Moscow must face an international war tribunal for atrocities that the Ukrainian city of Bucha suffered in March, Bucha’s Mayor Anatolii Fedoruk demanded on Monday during his trip to the United States.
Fedoruk told Washington think tank the Wilson Centre that Russia has never been punished and has never been brought to the war tribunal, demanding that the world hold Moscow accountable for the atrocities perpetrated by its troop during its occupation of Ukraine.
Fedoruk, whose interviews with international media over the spring and summer of 2022 helped spread the word of Russian war crimes, was in hiding to coordinate assistance for the few thousand people who stayed behind in Bucha during the Russian occupation.
During the same event, former US ambassador and Wilson Centre president Mark Green said that 458 bodies- 419 of which were bearing signs of torture and other mass trauma -were recovered from Bucha’s ruins.

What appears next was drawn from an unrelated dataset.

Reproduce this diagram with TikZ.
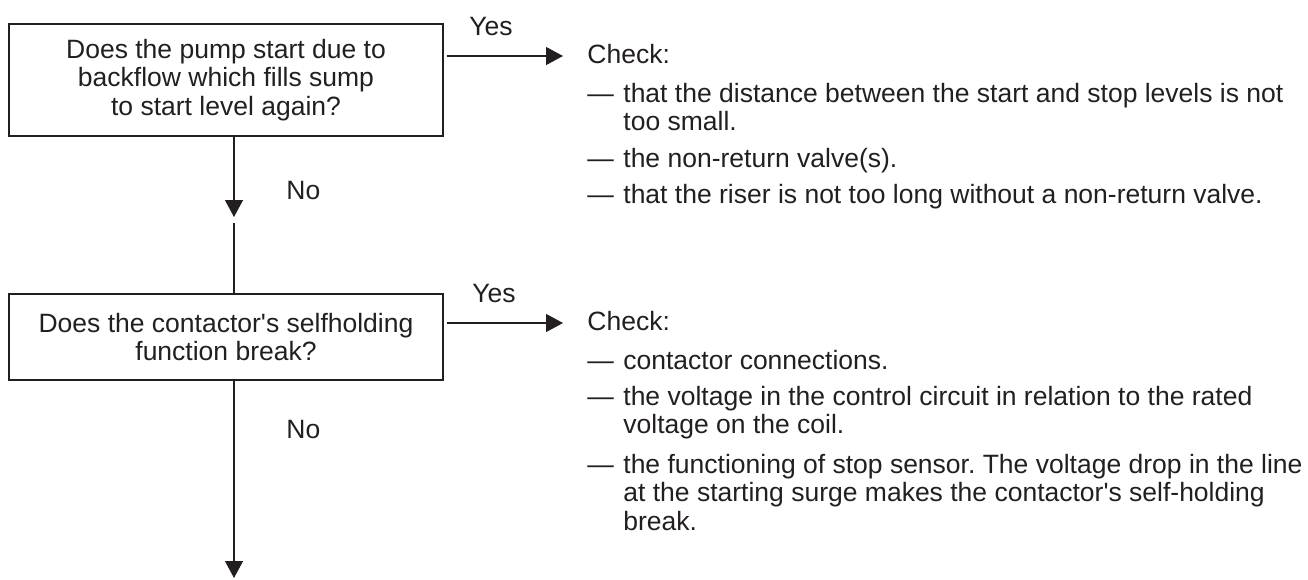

Green emphasized that Bucha represents the world’s first definitive look at how the Russian military employs atrocity as a deliberate tactic in Ukraine.
During their occupation of Bucha, a town about 30km northwest of Ukraine’s capital Kyiv, from March 4 to 31, 2022, Russian forces left a trail of evidence of its crimes, according to Ukraine and charities.
According to April’s report by Richard Weir, crisis and conflict researcher at Human Rights Watch, nearly every corner in Bucha is now a crime scene, and it felt like death was everywhere.
Human Rights Watch’s report has apparently found extensive evidence of actions that would constitute war crimes and potential crimes against humanity by Russian forces against Ukrainian civilians there in form of enforced disappearances and torture, summary executions, and other unlawful killings.
Moscow has repeatedly and strenuously denied any accusations related to the murder of civilians in Ukraine, claiming that the graves and corpses in Bucha had been staged by Ukraine to tarnish Russia.